Foster is wickedly brilliant in his portrayal, effortlessly transitioning from a vulnerable cancer patient to bordering on sociopathic, not to mention the physical changes made to the actor's body in order to depict the various stages of Armstrong's life and career. The sheer extent of the sportsman's addiction to doping is played out well – under the guidance of his coach, Armstrong and his team of cyclists constantly inject themselves with the drug EPO which, according to Ferrari, makes them "fly".
While many will know the doping story, it is still unbelievable the lengths the athlete went to in order to succeed. As fellow disgraced cyclist Floyd Landis, played by the remarkable Jesse Plemons, sums it up: "We're cyclists selling our bikes to buy drugs."
According to the film, Armstrong barely had time for much of a personal or love life outside of cycling. Only a short segment is dedicated to the cyclist meeting and eventually marrying his first wife Kristin Richard but she is never mentioned again, powerfully serving as a reminder as to how much his determination to succeed in his career most likely overshadowed every other area of his life.
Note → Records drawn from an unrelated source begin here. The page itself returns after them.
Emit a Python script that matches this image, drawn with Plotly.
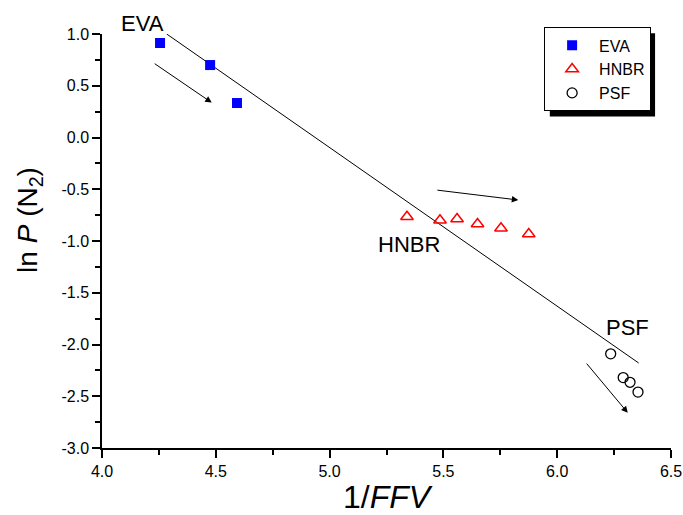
import plotly.graph_objects as go

eva_x = [4.255, 4.475, 4.593]
eva_y = [0.913, 0.70, 0.333]
hnbr_x = [5.34, 5.485, 5.56, 5.65, 5.753, 5.875]
hnbr_y = [-0.765, -0.80, -0.787, -0.836, -0.877, -0.932]
psf_x = [6.235, 6.29, 6.32, 6.355]
psf_y = [-2.09, -2.32, -2.365, -2.46]

fit_slope = -1.533
fit_intercept = 7.568
fit_x = [4.284, 6.358]
fit_y = [fit_intercept + fit_slope * v for v in fit_x]

arrows = [  # (x_tail, y_tail, x_head, y_head)
    (4.225, 0.723, 4.482, 0.337),
    (5.467, -0.507, 5.829, -0.604),
    (6.124, -2.17, 6.31, -2.66),
]
labels = [("HNBR", 5.35, -1.03), ("PSF", 6.31, -1.84)]
eva_label = ("EVA", 4.18)

xticks = [4.0, 4.5, 5.0, 5.5, 6.0, 6.5]
xticktext = ["4.0", "4.5", "5.0", "5.5", "6.0", "6.5"]
yticks = [1.0, 0.5, 0.0, -0.5, -1.0, -1.5, -2.0, -2.5, -3.0]
yticktext = ["1.0", "0.5", "0.0", "-0.5", "-1.0", "-1.5", "-2.0", "-2.5", "-3.0"]

font = "Liberation Sans, Arial, sans-serif"

fig = go.Figure()
fig.add_trace(go.Scatter(x=fit_x, y=fit_y, mode="lines", line=dict(color="black", width=1),
                         showlegend=False, hoverinfo="skip"))
fig.add_trace(go.Scatter(x=eva_x, y=eva_y, mode="markers", name="EVA",
                         marker=dict(symbol="square", size=10, color="#0000ff", line=dict(width=0))))
fig.add_trace(go.Scatter(x=hnbr_x, y=hnbr_y, mode="markers", name="HNBR",
                         marker=dict(symbol="triangle-up-open", size=11, color="#ff0000", line=dict(width=1.5))))
fig.add_trace(go.Scatter(x=psf_x, y=psf_y, mode="markers", name="PSF",
                         marker=dict(symbol="circle-open", size=10, color="black", line=dict(width=1.3))))

for (x0, y0, x1, y1) in arrows:
    fig.add_annotation(x=x1, y=y1, ax=x0, ay=y0, xref="x", yref="y", axref="x", ayref="y",
                       text="", showarrow=True, arrowhead=2, arrowsize=1.3, arrowwidth=1,
                       arrowcolor="black")
for (t, x, y) in labels:
    fig.add_annotation(x=x, y=y, xref="x", yref="y", text=t, showarrow=False,
                       font=dict(family=font, size=22, color="black"))
fig.add_annotation(x=eva_label[1], y=1.0, xref="x", yref="paper", yshift=11, text=eva_label[0],
                   xanchor="center", yanchor="middle",
                   showarrow=False, font=dict(family=font, size=22, color="black"))

# y-axis title
fig.add_annotation(x=0, y=0.551, xref="paper", yref="paper", xshift=-72,
                   xanchor="center", yanchor="middle",
                   text="ln <i>P</i> (N<sub>2</sub>)", textangle=-90, showarrow=False,
                   font=dict(family=font, size=28, color="black"))

# legend shadow
fig.add_shape(type="rect", xref="paper", yref="paper", x0=0.787, x1=0.972, y0=0.801, y1=1.002,
              fillcolor="black", line=dict(width=0), layer="above")

fig.update_layout(
    autosize=True,
    margin=dict(l=102, r=12, t=34, b=67, autoexpand=False),
    paper_bgcolor="white", plot_bgcolor="white",
    font=dict(family=font, color="black"),
    legend=dict(x=0.777, y=1.016, xanchor="left", yanchor="top",
                bgcolor="white", bordercolor="black", borderwidth=1,
                font=dict(family=font, size=16, color="black"),
                tracegroupgap=0, itemwidth=44),
    xaxis=dict(range=[4.0, 6.5], tickvals=xticks, ticktext=xticktext, automargin=False,
               showgrid=False, zeroline=False, showline=True, linecolor="black", linewidth=1.5,
               ticks="outside", ticklen=8, tickwidth=1.5, tickcolor="black",
               tickfont=dict(family=font, size=16),
               minor=dict(dtick=0.25, tick0=4.0, ticks="outside", ticklen=5, tickwidth=1.5,
                          tickcolor="black", showgrid=False),
               title=dict(text="1/<i>FFV</i>", font=dict(family=font, size=32), standoff=13)),
    yaxis=dict(range=[-3.0, 1.0], tickvals=yticks, ticktext=yticktext, automargin=False,
               showgrid=False, zeroline=False, showline=True, linecolor="black", linewidth=1.5,
               ticks="outside", ticklen=8, tickwidth=1.5, tickcolor="black",
               tickfont=dict(family=font, size=16),
               minor=dict(dtick=0.25, tick0=-3.0, ticks="outside", ticklen=5, tickwidth=1.5,
                          tickcolor="black", showgrid=False)),
)

fig.write_html("out.html")
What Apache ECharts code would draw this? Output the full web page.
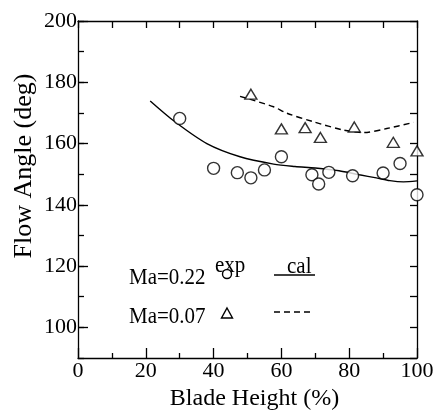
<!DOCTYPE html>
<html>
<head>
<meta charset="utf-8">
<script src="https://cdn.jsdelivr.net/npm/echarts@6/dist/echarts.min.js"></script>
<style>
  html, body { margin: 0; padding: 0; background: #fff; }
  #chart { width: 436px; height: 412px; }
</style>
</head>
<body>
<div id="chart"></div>
<script>
// Measured flow angles (deg) against blade height (%)
const expHighX = [30, 40, 47, 51, 55, 60, 69, 71, 74, 81, 90, 95, 100];
const expHighY = [168.2, 151.9, 150.5, 148.8, 151.4, 155.7, 149.8, 146.8, 150.6, 149.5, 150.4, 153.5, 143.3];
const expLowX = [51, 60, 67, 71.5, 81.5, 93, 100];
const expLowY = [176.1, 164.8, 165.2, 162, 165.4, 160.4, 157.6];

// Calculated distributions
const calHighX = [21.3, 28.6, 38, 47.8, 57.7, 64, 70, 77, 83, 88, 92, 96, 100];
const calHighY = [173.9, 167.1, 160.0, 155.7, 153.3, 152.5, 152.0, 151.1, 149.8, 148.8, 147.9, 147.5, 147.8];
const calLowX = [47.8, 57.7, 61.6, 69.5, 78.3, 84.2, 91.1, 99];
const calLowY = [175.4, 172.0, 169.9, 167.1, 164.4, 163.6, 164.9, 166.9];

const yLabels = [100, 120, 140, 160, 180, 200];

const zip = (xs, ys) => xs.map((x, i) => [x, ys[i]]);

const FONT = '"Liberation Serif", "Times New Roman", serif';
const INK = '#000';

const chart = echarts.init(document.getElementById('chart'), null, { renderer: 'canvas' });

chart.setOption({
  animation: false,
  backgroundColor: '#fff',
  grid: { left: 78, right: 19, top: 21, bottom: 54, outerBoundsMode: 'none', containLabel: false },
  xAxis: [
    {
      type: 'value', position: 'bottom', min: 0, max: 100, interval: 20,
      name: 'Blade Height (%)', nameLocation: 'middle', nameGap: 29,
      nameTextStyle: { fontFamily: FONT, fontSize: 24, color: INK, padding: [0, 0, 0, 14] },
      axisLine: { show: true, onZero: false, lineStyle: { color: INK, width: 1.3 } },
      axisTick: { show: true, inside: true, length: 10, lineStyle: { color: INK, width: 1.3 } },
      minorTick: { show: true, splitNumber: 2, length: 5, lineStyle: { color: INK, width: 1.3 } },
      axisLabel: { fontFamily: FONT, fontSize: 22, color: INK, margin: 2 },
      splitLine: { show: false }
    },
    {
      type: 'value', position: 'top', min: 0, max: 100, interval: 10,
      axisLine: { show: true, onZero: false, lineStyle: { color: INK, width: 1.3 } },
      axisTick: { show: true, inside: true, length: 7, lineStyle: { color: INK, width: 1.3 } },
      axisLabel: { show: false },
      splitLine: { show: false }
    }
  ],
  yAxis: [
    {
      type: 'value', position: 'left', min: 90, max: 200, interval: 10,
      axisLine: { show: true, onZero: false, lineStyle: { color: INK, width: 1.3 } },
      axisTick: { show: true, inside: true, length: 6, lineStyle: { color: INK, width: 1.3 } },
      axisLabel: {
        fontFamily: FONT, fontSize: 22, color: INK, margin: 1,
        formatter: v => (yLabels.indexOf(v) >= 0 ? String(v) : '')
      },
      splitLine: { show: false }
    },
    {
      type: 'value', position: 'right', min: 90, max: 200, interval: 10,
      axisLine: { show: true, onZero: false, lineStyle: { color: INK, width: 1.3 } },
      axisTick: { show: true, inside: true, length: 7, lineStyle: { color: INK, width: 1.3 } },
      axisLabel: { show: false },
      splitLine: { show: false }
    },
    {
      // longer ticks at the labelled values
      type: 'value', position: 'left', min: 90, max: 200, interval: 10,
      axisLine: { show: false },
      axisTick: { show: true, inside: true, length: 10, customValues: yLabels, lineStyle: { color: INK, width: 1.3 } },
      axisLabel: { show: false },
      splitLine: { show: false }
    }
  ],
  series: [
    {
      name: 'cal Ma=0.22', type: 'line', smooth: 0.3, symbol: 'none',
      data: zip(calHighX, calHighY),
      lineStyle: { color: INK, width: 1.4 }
    },
    {
      name: 'cal Ma=0.07', type: 'line', smooth: 0.3, symbol: 'none',
      data: zip(calLowX, calLowY),
      lineStyle: { color: INK, width: 1.4, type: [6, 4] }
    },
    {
      name: 'exp Ma=0.22', type: 'scatter', symbol: 'circle', symbolSize: 12, clip: false,
      data: zip(expHighX, expHighY),
      itemStyle: { color: '#fff', borderColor: INK, borderWidth: 1.4 }, z: 3
    },
    {
      name: 'exp Ma=0.07', type: 'scatter', symbol: 'triangle', symbolSize: [12, 10], clip: false,
      data: zip(expLowX, expLowY),
      itemStyle: { color: '#fff', borderColor: INK, borderWidth: 1.4 }, z: 3
    }
  ],
  graphic: [
    {
      type: 'text', x: 24, y: 166, rotation: Math.PI / 2,
      style: { text: 'Flow Angle (deg)', font: '26px ' + FONT, fill: INK, align: 'center', verticalAlign: 'middle' }
    },
    { type: 'text', x: 215, y: 266, scaleY: 1.1, style: { text: 'exp', font: '21px ' + FONT, fill: INK, verticalAlign: 'middle' } },
    { type: 'text', x: 287, y: 267, scaleY: 1.1, style: { text: 'cal', font: '21px ' + FONT, fill: INK, verticalAlign: 'middle' } },
    { type: 'text', x: 129, y: 278, scaleY: 1.1, style: { text: 'Ma=0.22', font: '21px ' + FONT, fill: INK, verticalAlign: 'middle' } },
    { type: 'text', x: 129, y: 317, scaleY: 1.1, style: { text: 'Ma=0.07', font: '21px ' + FONT, fill: INK, verticalAlign: 'middle' } },
    { type: 'circle', shape: { cx: 227, cy: 274, r: 4.5 }, style: { fill: '#fff', stroke: INK, lineWidth: 1.4 } },
    { type: 'polygon', shape: { points: [[227, 308], [232.5, 318], [221.5, 318]] }, style: { fill: '#fff', stroke: INK, lineWidth: 1.4 } },
    { type: 'line', shape: { x1: 274, y1: 275, x2: 315, y2: 275 }, style: { stroke: INK, lineWidth: 1.4 } },
    { type: 'line', shape: { x1: 274, y1: 312, x2: 311, y2: 312 }, style: { stroke: INK, lineWidth: 1.4, lineDash: [6, 4] } }
  ]
});
</script>
</body>
</html>
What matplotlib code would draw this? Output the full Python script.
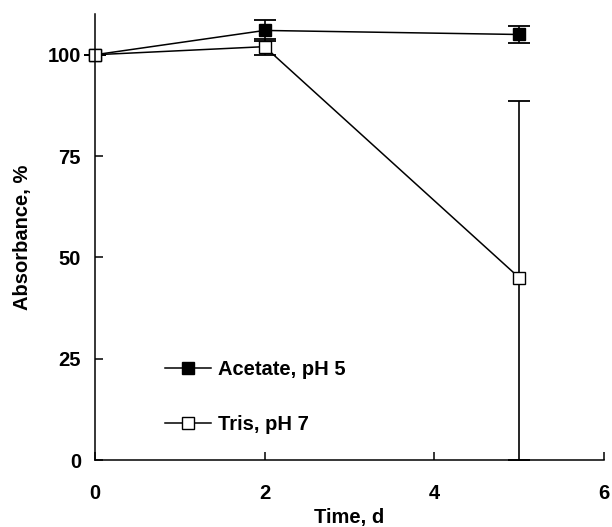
import matplotlib
matplotlib.use('Agg')
import matplotlib.pyplot as plt

plt.rcParams['font.family'] = ['Liberation Sans', 'DejaVu Sans']
plt.rcParams['font.weight'] = 'bold'

time_d = [0, 2, 5]
acetate = [100, 106, 105]
acetate_err = [0, 2.5, 2.2]
tris = [100, 102, 45]
tris_err_low = [0, 2.0, 45]
tris_err_high = [0, 2.0, 43.5]

fig = plt.figure(figsize=(6.12, 5.27), dpi=100)
ax = fig.add_axes([0.155, 0.127, 0.832, 0.846])

ax.errorbar(time_d, acetate, yerr=acetate_err, color='black', lw=1.2,
            capsize=8, capthick=1.3, elinewidth=1.2, fmt='none', clip_on=False)
ax.errorbar(time_d, tris, yerr=[tris_err_low, tris_err_high], color='black', lw=1.2,
            capsize=8, capthick=1.3, elinewidth=1.2, fmt='none', clip_on=False)
ax.plot(time_d, acetate, color='black', lw=1.1, marker='s', ms=9,
        mfc='black', mec='black', mew=1, label='Acetate, pH 5', clip_on=False)
ax.plot(time_d, tris, color='black', lw=1.1, marker='s', ms=9,
        mfc='white', mec='black', mew=1, label='Tris, pH 7', clip_on=False)

ax.set_xlim(0, 6)
ax.set_ylim(0, 110)
ax.set_xticks([0, 2, 4, 6])
ax.set_yticks([0, 25, 50, 75, 100])
ax.spines['top'].set_visible(False)
ax.spines['right'].set_visible(False)
ax.spines['left'].set_linewidth(1.1)
ax.spines['bottom'].set_linewidth(1.1)
ax.tick_params(direction='in', length=6, width=1.1, labelsize=14.5)
ax.tick_params(axis='x', pad=17)
ax.tick_params(axis='y', pad=10)
ax.set_xlabel('Time, d', fontsize=14.5, fontweight='bold', labelpad=4)
ax.set_ylabel('Absorbance, %', fontsize=14.5, fontweight='bold', labelpad=11)

ax.legend(loc='lower left', bbox_to_anchor=(0.27, 0.177), bbox_transform=fig.transFigure,
          frameon=False, fontsize=14.5, handlelength=2.25, handletextpad=0.35,
          labelspacing=1.75, borderpad=0, borderaxespad=0)

fig.savefig('out.png', dpi=100)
Chris O'Dowd's portrayal of journalist Walsh throughout his relentless journey to unearth the truth about Armstrong is fantastic and offers some moments of light comedy in the midst of what is otherwise a serious topic.
Writing by John Hodge is straight to the point, with no fluff making for a very brutal look at the man Armstrong truly is. However, given it is based on Walsh's previously published book, the biopic appears to offer nothing new to the heavily publicised doping story that continues to unfold in the media. Still, as Armstrong's lies about using performance-enhancing drugs unravel, so does Foster's performance making The Program a worthwhile watch.
The Program is released in UK cinemas on 16 October.
Ben Foster is wickedly brilliant in his portrayal of Lance Armstrong, effortlessly transitioning from a vulnerable cancer patient to bordering on sociopathic.